Although Defendant has since been issued a patent on its products,
justiciability is evaluated at the time the complaint is filed, and “[t]he fact that the patent . . .
would have been granted before the court reached the merits of the case is of no moment.” GAF
Building, 90 F.3d at 482; see also Eldridge v. Springs Indus., 882 F. Supp. 356, 357 (E.D.N.Y.
1995) (“It is well settled that a patent cannot be infringed until after that patent has been
issued.”). Plaintiff argues that, as it also seeks injunctive relief, there is no requirement that the
patent have issued.
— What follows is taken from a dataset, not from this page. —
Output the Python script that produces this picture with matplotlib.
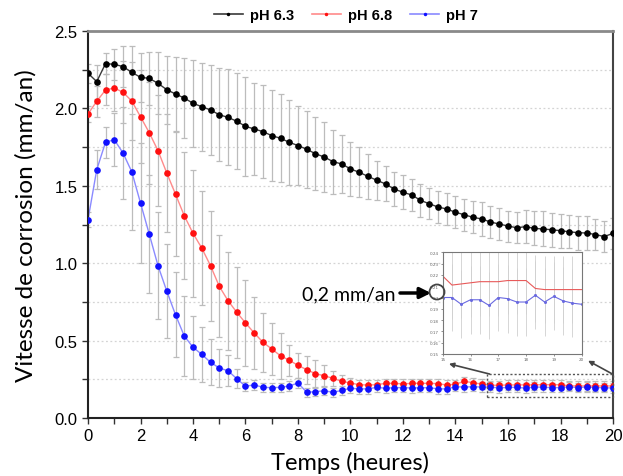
import numpy as np
import matplotlib
matplotlib.use("Agg")
import matplotlib.pyplot as plt
from matplotlib.patches import Rectangle, Ellipse, FancyArrowPatch

# ---------------- data ----------------
time_h = [i / 3 for i in range(61)]

ph63 = [2.227, 2.173, 2.289, 2.285, 2.270, 2.233, 2.201, 2.194, 2.162, 2.121,
        2.093, 2.067, 2.033, 2.011, 1.990, 1.959, 1.942, 1.917, 1.884, 1.867,
        1.850, 1.824, 1.807, 1.781, 1.760, 1.736, 1.707, 1.686, 1.656, 1.641,
        1.609, 1.587, 1.561, 1.536, 1.512, 1.479, 1.458, 1.441, 1.406, 1.384,
        1.363, 1.350, 1.329, 1.313, 1.296, 1.286, 1.266, 1.253, 1.240, 1.229,
        1.236, 1.225, 1.221, 1.216, 1.210, 1.203, 1.197, 1.195, 1.185, 1.172,
        1.193]
ph63_err = [0.06, 0.11, 0.07, 0.10, 0.13, 0.17, 0.16, 0.17, 0.20, 0.22,
            0.24, 0.26, 0.28, 0.285, 0.29, 0.30, 0.31, 0.31, 0.32, 0.30,
            0.30, 0.296, 0.285, 0.273, 0.256, 0.249, 0.237, 0.224, 0.207, 0.185,
            0.172, 0.161, 0.145, 0.127, 0.113, 0.112, 0.110, 0.103, 0.105, 0.099,
            0.101, 0.105, 0.103, 0.102, 0.104, 0.111, 0.105, 0.102, 0.100, 0.100,
            0.108, 0.110, 0.113, 0.111, 0.110, 0.108, 0.110, 0.110, 0.100, 0.100,
            0.100]

ph68 = [1.964, 2.046, 2.119, 2.132, 2.104, 2.048, 1.946, 1.843, 1.727, 1.583,
        1.446, 1.307, 1.193, 1.098, 0.984, 0.851, 0.758, 0.683, 0.614, 0.549,
        0.489, 0.446, 0.402, 0.373, 0.340, 0.312, 0.286, 0.273, 0.256, 0.237,
        0.226, 0.215, 0.213, 0.215, 0.224, 0.224, 0.220, 0.224, 0.224, 0.224,
        0.222, 0.213, 0.218, 0.237, 0.228, 0.219, 0.211, 0.212, 0.213, 0.214,
        0.214, 0.214, 0.215, 0.215, 0.215, 0.208, 0.207, 0.207, 0.207, 0.207,
        0.207]
ph68_err = [0.05, 0.10, 0.10, 0.15, 0.20, 0.25, 0.30, 0.33, 0.36, 0.38,
            0.40, 0.41, 0.41, 0.37, 0.355, 0.33, 0.317, 0.295, 0.28, 0.235,
            0.19, 0.17, 0.15, 0.10, 0.08, 0.09, 0.09, 0.07, 0.05, 0.04,
            0.03, 0.03, 0.03, 0.03, 0.03, 0.03, 0.03, 0.03, 0.03, 0.03,
            0.03, 0.03, 0.03, 0.03, 0.03, 0.03, 0.03, 0.03, 0.03, 0.03,
            0.03, 0.03, 0.03, 0.03, 0.03, 0.03, 0.03, 0.03, 0.03, 0.03,
            0.03]

ph7 = [1.281, 1.604, 1.781, 1.798, 1.712, 1.591, 1.389, 1.188, 0.984, 0.820,
       0.667, 0.530, 0.457, 0.411, 0.360, 0.323, 0.305, 0.254, 0.205, 0.214,
       0.198, 0.196, 0.198, 0.207, 0.226, 0.166, 0.170, 0.176, 0.166, 0.178,
       0.192, 0.188, 0.188, 0.198, 0.192, 0.196, 0.196, 0.194, 0.195, 0.196,
       0.188, 0.188, 0.202, 0.200, 0.202, 0.200, 0.200, 0.194, 0.198, 0.198,
       0.193, 0.200, 0.199, 0.196, 0.196, 0.202, 0.196, 0.201, 0.197, 0.195,
       0.194]
ph7_err = [0.05, 0.125, 0.10, 0.17, 0.30, 0.375, 0.39, 0.38, 0.345, 0.305,
           0.275, 0.257, 0.205, 0.18, 0.15, 0.125, 0.10, 0.06, 0.03, 0.03,
           0.03, 0.03, 0.03, 0.03, 0.03, 0.03, 0.03, 0.03, 0.03, 0.03,
           0.03, 0.03, 0.03, 0.03, 0.03, 0.03, 0.03, 0.03, 0.03, 0.03,
           0.03, 0.03, 0.03, 0.03, 0.03, 0.03, 0.03, 0.03, 0.03, 0.03,
           0.03, 0.03, 0.03, 0.03, 0.03, 0.03, 0.03, 0.03, 0.03, 0.03,
           0.03]

labels = ["pH 6.3", "pH 6.8", "pH 7"]
x_ticks = [0, 2, 4, 6, 8, 10, 12, 14, 16, 18, 20]
y_ticks = [0.0, 0.5, 1.0, 1.5, 2.0, 2.5]
inset_start = 45  # index of 15 h

# ---------------- figure ----------------
W, H = 623, 477
fig = plt.figure(figsize=(W / 100, H / 100), dpi=100)
ax = fig.add_axes([88 / W, 1 - 419 / H, (613 - 88) / W, (419 - 32) / H])

tick_font = "Liberation Sans"
label_font = "Lato"

series = [
    (ph63, ph63_err, "#000000", "#3a3a3a"),
    (ph68, ph68_err, "#ff1010", "#ff8a8a"),
    (ph7, ph7_err, "#1010ff", "#8a8aff"),
]
handles = []
for (vals, errs, mcol, lcol), lab in zip(series, labels):
    ax.errorbar(time_h, vals, yerr=errs, fmt="none", ecolor="#bcbcbc",
                elinewidth=0.9, capsize=2.5, capthick=0.9, zorder=1)
    ax.plot(time_h, vals, color=lcol, lw=1.0, zorder=2)
    ax.plot(time_h, vals, ls="none", marker="o", ms=4.8, color=mcol,
            markeredgewidth=0, zorder=3)
    h, = ax.plot([], [], color=lcol, lw=1.2, marker="o", ms=2.5,
                 markerfacecolor=mcol, markeredgewidth=0, label=lab)
    handles.append(h)

ax.set_xlim(0, 20)
ax.set_ylim(0, 2.5)
ax.set_xticks(x_ticks)
ax.set_xticks(range(0, 21), minor=True)
ax.set_yticks(y_ticks)
ax.set_yticks(np.arange(0, 2.51, 0.25), minor=True)
ax.set_xticklabels([str(v) for v in x_ticks], fontfamily=tick_font, fontsize=12)
ax.set_yticklabels([f"{v:.1f}" for v in y_ticks], fontfamily=tick_font, fontsize=12)
ax.tick_params(axis="both", which="both", direction="out", length=4,
               width=1, color="#333333")
ax.tick_params(axis="x", pad=3)
ax.yaxis.grid(True, which="both", color="#d4d4d4", linestyle=(0, (1.5, 2)), lw=0.9)
ax.set_axisbelow(True)

for s in ["left", "bottom"]:
    ax.spines[s].set_color("#222222")
    ax.spines[s].set_linewidth(1.5)
ax.spines["top"].set_color("#8a8a8a")
ax.spines["top"].set_linewidth(2.0)
ax.spines["right"].set_color("#444444")
ax.spines["right"].set_linewidth(1.5)

ax.set_xlabel("Temps (heures)", fontfamily=label_font, fontsize=17, labelpad=6)
ax.set_ylabel("Vitesse de corrosion (mm/an)", fontfamily=label_font,
              fontsize=17.5, labelpad=13)

leg = fig.legend(handles=handles, loc="center", bbox_to_anchor=(346 / W, 1 - 16 / H),
                 ncol=3, frameon=False, handlelength=2.0, columnspacing=1.2,
                 handletextpad=0.5,
                 prop={"family": tick_font, "weight": "bold", "size": 10.5})

# dotted zoom box
ax.add_patch(Rectangle((15.2, 0.134), 4.8, 0.15, fill=False, ec="#555555",
                       lw=1.0, ls=(0, (1.5, 1.5)), zorder=4, clip_on=False))

# inset
axin = fig.add_axes([442.7 / W, 1 - 355 / H, (581.7 - 442.7) / W, (355 - 253.3) / H])
tin = time_h[inset_start:]
axin.errorbar(tin, ph68[inset_start:], yerr=ph68_err[inset_start:], fmt="none",
              ecolor="#d0d0d0", elinewidth=0.6, capsize=0, zorder=1)
axin.errorbar(tin, ph7[inset_start:], yerr=ph7_err[inset_start:], fmt="none",
              ecolor="#d0d0d0", elinewidth=0.6, capsize=0, zorder=1)
axin.plot(tin, ph68[inset_start:], color="#e85a5a", lw=0.8, zorder=2)
axin.plot(tin, ph7[inset_start:], color="#6a6ae0", lw=0.8, marker="o", ms=1.2,
          zorder=2)
axin.set_xlim(15, 20)
axin.set_ylim(0.15, 0.24)
axin.set_xticks([15, 16, 17, 18, 19, 20])
axin.set_yticks(np.arange(0.15, 0.2401, 0.01))
axin.set_xticklabels(["15", "16", "17", "18", "19", "20"])
axin.set_yticklabels(["0.15", "0.16", "0.17", "0.18", "0.19", "0.2",
                      "0.21", "0.22", "0.23", "0.24"])
axin.tick_params(labelsize=3, length=1.5, width=0.5, pad=1, colors="#666666")
for s in axin.spines.values():
    s.set_color("#777777")
    s.set_linewidth(0.8)

# connector arrows from zoom box to inset
arrow_kw = dict(arrowstyle="-|>", color="#444444", lw=1.2, mutation_scale=7,
                shrinkA=0, shrinkB=0)
ax.annotate("", xy=(13.75, 0.35), xytext=(15.3, 0.284), arrowprops=arrow_kw,
            annotation_clip=False)
ax.annotate("", xy=(19.05, 0.37), xytext=(19.98, 0.284), arrowprops=arrow_kw,
            annotation_clip=False)

# 0,2 mm/an annotation
fig.text(302 / W, 1 - 295 / H, "0,2 mm/an", fontfamily=label_font, fontsize=14,
         va="center", ha="left", color="black")
fig.add_artist(FancyArrowPatch(
    (400 / W, 1 - 294 / H), (431 / W, 1 - 294 / H), transform=fig.transFigure,
    arrowstyle="-|>", mutation_scale=16, lw=2.5, color="black",
    shrinkA=0, shrinkB=0))
fig.add_artist(Ellipse((437 / W, 1 - 293 / H), 15 / W, 15 / H,
                       transform=fig.transFigure, fill=False, ec="#444444", lw=1.3))

fig.savefig("out.png", dpi=100)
It cites for authority one sentence of Blank stating that a Lanham Act
claimant need not “hold a competing patent or even be engaged in the same industry.” Blank,
916 F. Supp. at 173. That case, however, states the law relating to the Lanham Act and is
irrelevant to Plaintiff’s request for declaratory relief regarding patent infringement from a patent
not yet in existence. Plaintiff has cited no authority for the proposition that this Court has, let
alone should exercise, the power to enjoin future patent infringement proceedings when no
patent had issued at the time the complaint was filed.